Een dodelijke ziekte

Antrax of miltvuur is dodelijk en moeilijk te bestrijden. De ziekte wordt veroorzaakt door de bacterie Bacillus anthracis. Ooit was antrax één van de hoofdoorzaken van sterfte in mensen en vee. Vandaag is dat gelukkig minder dankzij een betere hygiëne en het vaccineren van vee. Het blijft wel een dreiging voor wilde dieren en ongevaccineerd vee. In mensen kan het voorkomen als huidinfectie na contact met besmette dierlijke producten, of – zeldzamer – als dodelijke inwendige infectie na het inslikken of inademen van de bacterie.  

 

De sterkte van de bacterie en dodelijkheid van antrax na inademing heeft er jammer genoeg toe geleid dat het ook als biologisch wapen kan ingezet worden. Hoewel de ontwikkeling en het gebruik van antrax als wapen verboden is door de internationale gemeenschap, bestaat de vrees dat de regels gebroken kunnen worden. Omdat behandelingsmethoden beperkt en vaak niet effectief zijn, blijft antrax een potentiële dreiging.

 

Wapen-ontwijkend harnas

Als deel van de strategie die de antraxbacterie gebruikt om het immuunsysteem te ontwijken, bezit het een ingewikkeld, beweeglijk harnas. Een niet goed begrepen onderdeel van dit harnas is de zogenoemde Sap S-laag, een laag eiwitten die de bacterie omhult en beschermt.
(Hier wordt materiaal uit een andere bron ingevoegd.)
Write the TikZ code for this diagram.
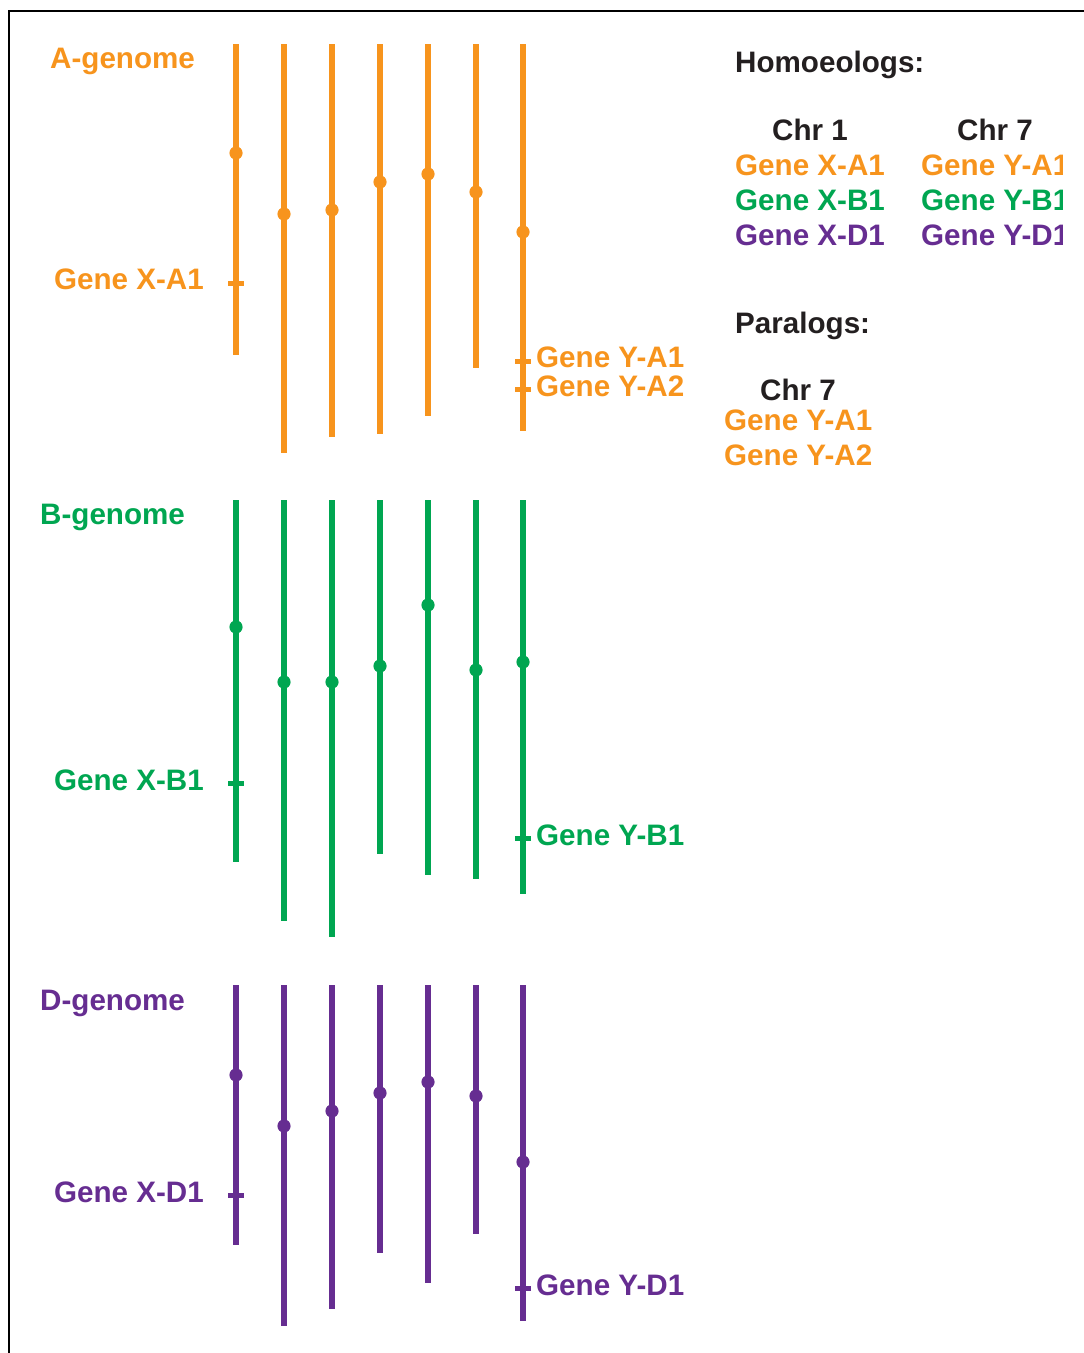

In hun nieuwe studie hebben de onderzoekers met succes Nanobodies® ingezet om de structuur van het harnas te bestuderen én de vorming ervan te controleren. Deze Nanobodies verhinderden niet alleen de vorming van het harnas, maar konden ook een reeds bestaand harnas afbreken. Dit resulteerde in een tragere groei en een sterk beschadigd cel-oppervlak van de bacteriën.

 

Dr. Antonella Fioravanti (VIB-VUB), deelt haar enthousiasme: “Ik was ontzettend blij. Ik had deze Nanobodies gemaakt as gereedschap om de S-laag te bestuderen, maar dat ze ook de bacteriële groei zouden remmen was een onverwachte bonus.”

 

De effecten waren zodanig groot dat de Nanobodies getest werden in muizen geïnfecteerd met B. anthracis. Mohamed Lamkanfi (voordien VIB-UGent Centrum voor Inflammatieonderzoek, nu bij Janssen Pharmaceutica en de Universiteit Gent), die de infectiestudies leidde, zegt: “We waren al manieren aan het bestuderen om de dodelijkheid van antrax te stoppen, maar hadden nooit zulke grote effecten gezien als deze van de Nanobodies.” Filip Van Hauwermeiren, die de infectiestudies uitvoerde, beaamt: “De resultaten waren verbluffend. Alle behandelde muizen herstelden van een dodelijke antraxinfectie in enkele dagen.”

 

Nieuwe doelen in een oude strijd

Deze bevindingen zijn een stap voorwaarts in een queeste die reeds in de negentiende eeuw begon. In 1876 beschreef Robert Koch dat levende bacteriën de bron zijn van vele overdraagbare ziekten, een ontdekking die hij maakte door zijn studies op Bacillus anthracis. In een befaamd experiment in 1881 toonde Louis Pasteur aan het brede publiek dat geïnactiveerde B. anthracis schapen beschermde tegen antrax. Maar nog steeds is een veilig antraxvaccin niet beschikbaar en de behandeling van acute infecties in niet-gevaccineerde personen is problematisch: de behandeling duurt lang en de antibiotica zijn niet erg succesvol. Nieuwe medicatie op basis van de Nanobodies uit deze studie kunnen deze kloof mogelijk dichten. Meer zelfs, de S-laag als doelwit gebruiken voor Nanobodies kan nuttig zijn in de strijd tegen andere bacteriën met een gelijkaardig harnas. Het team is bijvoorbeeld aan het testen of dergelijke Nanobodies gebruikt kunnen worden tegen Clostridium difficile, een bacterie die levensbedreigende darmontstekingen kan veroorzaken.

 

Tot slot heeft het succes van deze studie onderzoekers gemotiveerd om andere doelwitten te zoeken op het oppervlak van bacteriën. Prof. Han Remaut legt uit: “Eiwitten aan het oppervlak van bacteriën zijn interessante doelwitten in de zoektocht naar nieuwe antibiotica omdat ze direct toegankelijk zijn voor medicatie. Dit betekent dat we ons minder zorgen hoeven te maken over een aantal mechanismen die bacteriën gebruiken om resistent te worden door antibiotica buiten de cel te houden.”